Os fios que compõe esse cenário não pedem por descoberta, mas por afecção, demandando uma postura mais modesta diante de um mundo em excesso, repleto de várias ontologias, não apenas uma isolada e autoritária. A realidade não para de exceder, não para de lançar flechas de sentido por tudo o que é canto, sem privilégio de quem quer que seja. Quem comanda essa realidade, qual seu predicado? Assim como o dasein heideggeriano, esse transbordamento é definido por sua indefinição, pelo contato espontâneo com uma paisagem muitas vezes dissonante, mas nem por isso menos bela. A flexibilidade dessa Teoria Social Alternativa (T.S.A), dessa nova trama de encontros, e os desvios que traz consigo, se contrasta com a pretensão “moderna” em ordenar tudo ao redor, em prever os contornos de cada corpo no mundo, assim como o espírito absoluto em Hegel cobre cada fresta do real com sua racionalidade. Nada escapa do sujeito pretensioso, aquele que sabe o que o mundo é e o que as coisas são, aquele que conhece o propósito definitivo do universo inteiro, aquele que perverteu a ex-istência heideggeriana com algum predicado conveniente.

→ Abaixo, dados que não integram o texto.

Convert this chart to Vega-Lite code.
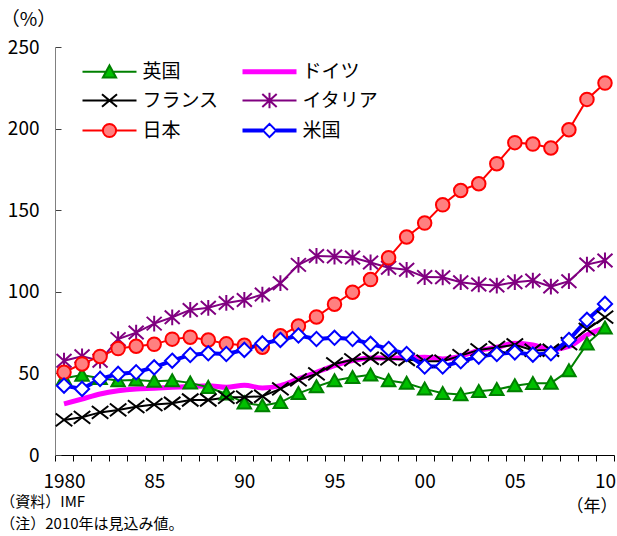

O Teórico Alternativo, esse personagem kafkiano, indo muito além de qualquer teoria, não apenas descentra critérios analíticos, resgatados de alguma prateleira filosófica, como também, e acima de tudo, descentra a si mesmo. Com essa mudança de postura, é possível agora notar o quanto a realidade é muito maior do que nossos olhos humanos podem perceber, ou nossas mãos alcançar, fazendo de cada gesto um agregado de seres, objetos, encontros, cores, e não apenas um ponto perdido em um corte rígido, frio e pretensioso. O novo cientista das humanidades, ao contrário do que acontecia antes, não é mais a medida de todas as coisas, nem mesmo enquanto simples observador distanciado; ao contrário, ele é um participante de um mesmo mundo, no mesmo espaço em que as coisas circulam, contribuindo assim para uma grande composição de vida.
A palavra continua ali, bem na esquina, espreitando, embora mais modesta, sendo facilmente implodida conforme o impacto do real. O signo perde seu papel de ponte, de intermediário, de um simples veículo de transmissão de algo dado, evidente, ou mesmo em potência, disponível nos bastidores. A palavra é um potencializador de encontros, ao invés de um obstáculo ao que existe, criando brechas, linhas de fuga, e uma série de virtualidades prestes a explodir, ao mesmo tempo que garante a criatividade, a mudança, o diálogo. Ele não mais perverte a ontologia, predicando seus traços, mas garante sua própria abertura, sendo um cruzamento de mundos, sejam eles humanos ou não. Quem é você agora cientista das humanidades, senão um traço numa tela, ao lado de outros traços, círculos, triângulos, borrões, ou mesmo espaços em branco como numa pintura de Cézzane?